While I am not a fan of just dropping computers into a school and expecting miracles I do believe that with the right training, preparation and supportive teachers and administration things can work out well.
Recently I heard from Robert Carlson at the Thomas Jefferson School, an independent day school in Joplin Missouri. They have a pretty impressive technology program that includes Tablet PCs.
All high school students are issued their own Tablet PC for full time use. Middle school students share Tablets at school during the course of the day. Elementary school students use Tablet PCs in specific classes with fifth graders getting extra time as they prepare for middle school.
The purpose of the Tablets is to be tools for learning "regular" subjects rather than to teach technology itself. That is how I really think things should be. Students learn a lot of technology on their own but at this school they are also taught the specific skills and tools to use with other subjects.
They use OneNote for note keeping. Personally I have been telling people for a while that if my son was a student today OneNote is the very first software I would install on his computer. Note taking is quite important and a tool like OneNote allows students to organize and search their notes easily. Between the search capability (even of hand written) notes and the natural style of folders and tabs I think OneNote is a pretty powerful tool for students.
Teachers all received training in the Tablets included "troubleshooting their tablets, student tablets, and student/faculty connections to the wireless projectors in each classroom." I love the idea that they have wireless projectors in each classroom BTW. I can't imagine teaching without a good projector these days. The ability to move around the room that a wireless connection allows gives even more flexibility.
And the teachers have support that includes documented processes for getting started each day and generally making the technology work. It seems like a good system from what I've heard so far.
PingBack from http://edtechlife.com/?p=1834
OK this is too cool not to share. On Monday I blogged about the Thomas Jefferson school that uses Tablet
Alfred - I enjoyed reading your blog! Given your role as the K-12 Computer Science Academic Relations Manager for Microsoft, are you aware of the tablet pc advances that have come from Microsoft Research and the HP Technology for Teaching grant program? (www.hp.com/go/hpteach).
I'm specifically thinking about Richard Anderson, a computer science professor at the University of Washington who is an HP grant recipient. He went on sabbatical at Microsoft and developed "Classroom Presenter", the first of several software packages that creates an easy way for faculty to interact with students through their tablet pcs.
Classroom Presenter is available for free for academic use (http://www.cs.washington.edu/education/dl/presenter/), and is used by many HP Technology for Teaching grant recipients.
There is also a terrific commercial package called DyKnow (www.dyknow.com) that supports student notetaking and rapid feedback.
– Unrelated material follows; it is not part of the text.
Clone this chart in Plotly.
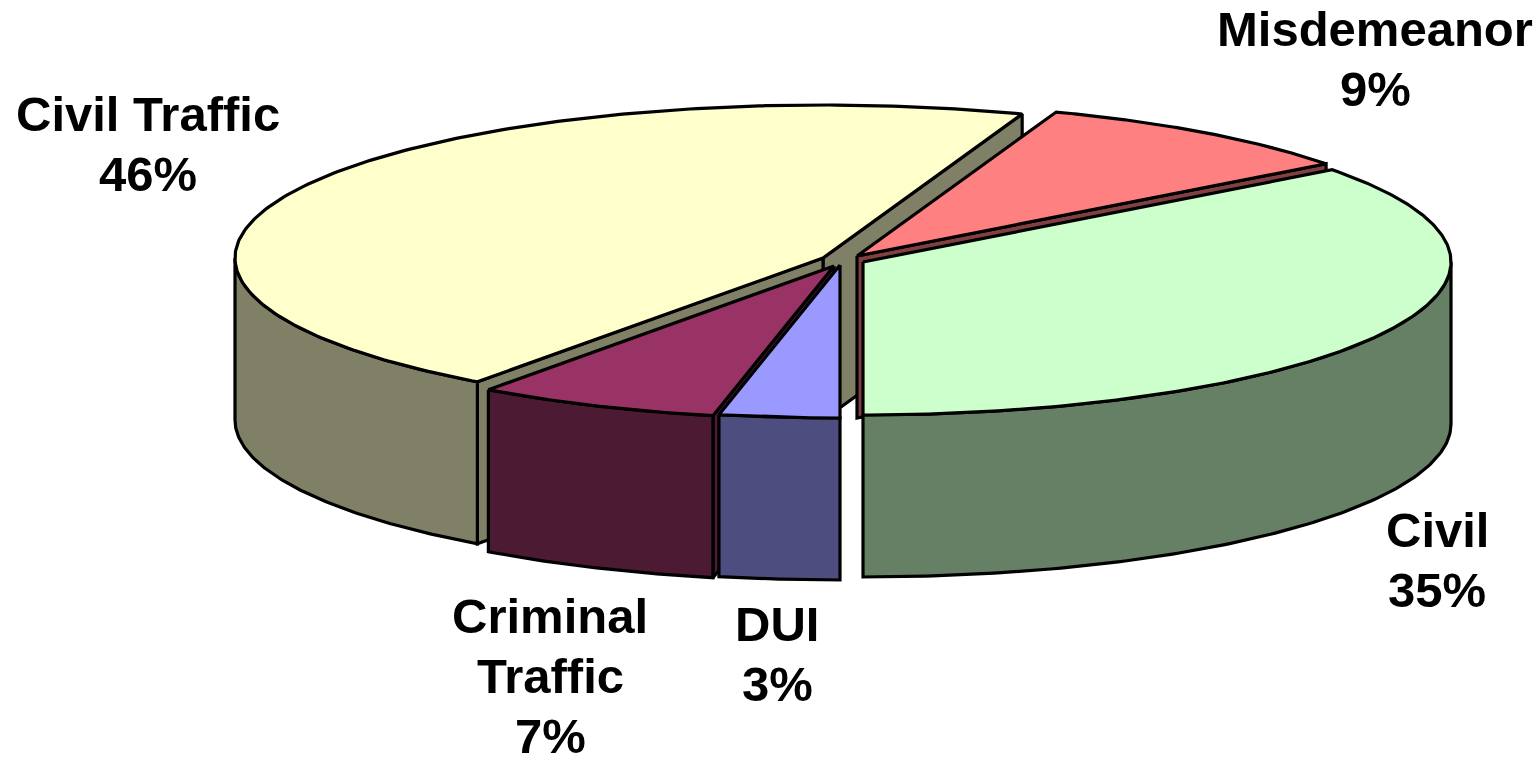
import numpy as np
import plotly.graph_objects as go

# Data
categories = ["Civil", "Misdemeanor", "Civil Traffic", "Criminal Traffic", "DUI"]
values = [35.3, 9.2, 45.5, 6.7, 3.3]
label_names = [["Civil"], ["Misdemeanor"], ["Civil Traffic"], ["Criminal", "Traffic"], ["DUI"]]
percent_labels = ["35%", "9%", "46%", "7%", "3%"]

# Style
top_colors = ["#CCFFCC", "#FF8080", "#FFFFCC", "#993366", "#9999FF"]
wall_colors = ["#668066", "#804040", "#808066", "#4D1A33", "#4D4D80"]

# Layout / projection of the exploded 3-D pie
slice_centers = [(863, 262), (857, 256), (823, 258), (834, 266), (840, 265)]
label_tops = [(1437, 530), (1375, 29), (148, 114), (550, 616), (777, 624)]
LINE_STEP = 60
RX, RY, DEPTH = 588, 153, 162
START_ANGLE = 270
draw_order = [2, 1, 3, 4, 0]


def rim(c, t):
    t = np.radians(t)
    return c[0] + RX * np.cos(t), c[1] - RY * np.sin(t)


def add_poly(fig, xs, ys, fill, name):
    fig.add_trace(go.Scatter(
        x=list(xs) + [xs[0]], y=list(ys) + [ys[0]], mode="lines", fill="toself",
        fillcolor=fill, line=dict(color="black", width=3.2), name=name,
        hoverinfo="name", showlegend=False))


def radial_wall(fig, c, t, color, name):
    x, y = rim(c, t)
    add_poly(fig, [c[0], x, x, c[0]],
             [c[1], y, y + DEPTH, c[1] + DEPTH], color, name)


total = sum(values)
spans = [v / total * 360 for v in values]
starts = START_ANGLE + np.concatenate([[0], np.cumsum(spans)[:-1]])

fig = go.Figure()
for i in draw_order:
    a, b = starts[i], starts[i] + spans[i]
    c = slice_centers[i]
    name = categories[i]
    if np.sin(np.radians(a - 90)) < -1e-6:
        radial_wall(fig, c, a, wall_colors[i], name)
    if np.sin(np.radians(b + 90)) < -1e-6:
        radial_wall(fig, c, b, wall_colors[i], name)
    # outer wall: only the part of the rim facing the viewer
    for k in (-1, 0, 1):
        lo = max(a, 180 + 360 * k)
        hi = min(b, 360 + 360 * k)
        if hi > lo:
            ts = np.linspace(lo, hi, 120)
            xs, ys = rim(c, ts)
            add_poly(fig, np.r_[xs, xs[::-1]], np.r_[ys, ys[::-1] + DEPTH],
                     wall_colors[i], name)
    ts = np.linspace(a, b, 240)
    xs, ys = rim(c, ts)
    add_poly(fig, np.r_[c[0], xs], np.r_[c[1], ys], top_colors[i], name)

for lines, pct, (x, y) in zip(label_names, percent_labels, label_tops):
    for n, line in enumerate(lines + [pct]):
        fig.add_annotation(
            x=x, y=y + n * LINE_STEP, xref="x", yref="y", text=line, showarrow=False,
            align="center", xanchor="center", yanchor="middle",
            font=dict(family="Liberation Sans", size=49, color="black", weight="bold"))

fig.update_xaxes(range=[0, 1537], visible=False, fixedrange=True)
fig.update_yaxes(range=[758, 0], visible=False, fixedrange=True)
fig.update_layout(width=1537, height=758, margin=dict(l=0, r=0, t=0, b=0),
                  paper_bgcolor="white", plot_bgcolor="white", showlegend=False)
fig.write_html("out.html", config={"displayModeBar": False},
               post_script="document.body.style.margin='0';document.body.style.overflow='hidden';")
Thanks for the pointer to TJ school! I'm always interested in hearing examples like this..
- Jim Vanides, Program Manager, Worldwide Higher Education Grants, HP
I have worked with the Classroom Presenter people at MS Research and seen it used at a number of universities. UMass Amherst uses it quite a bit in their School Of Management. It's a great tool. DyKnow is also somehing I find interesting and have seen it at a number of conferences.
To other readers - I recommend Jim's blog as I find a lot of good things there.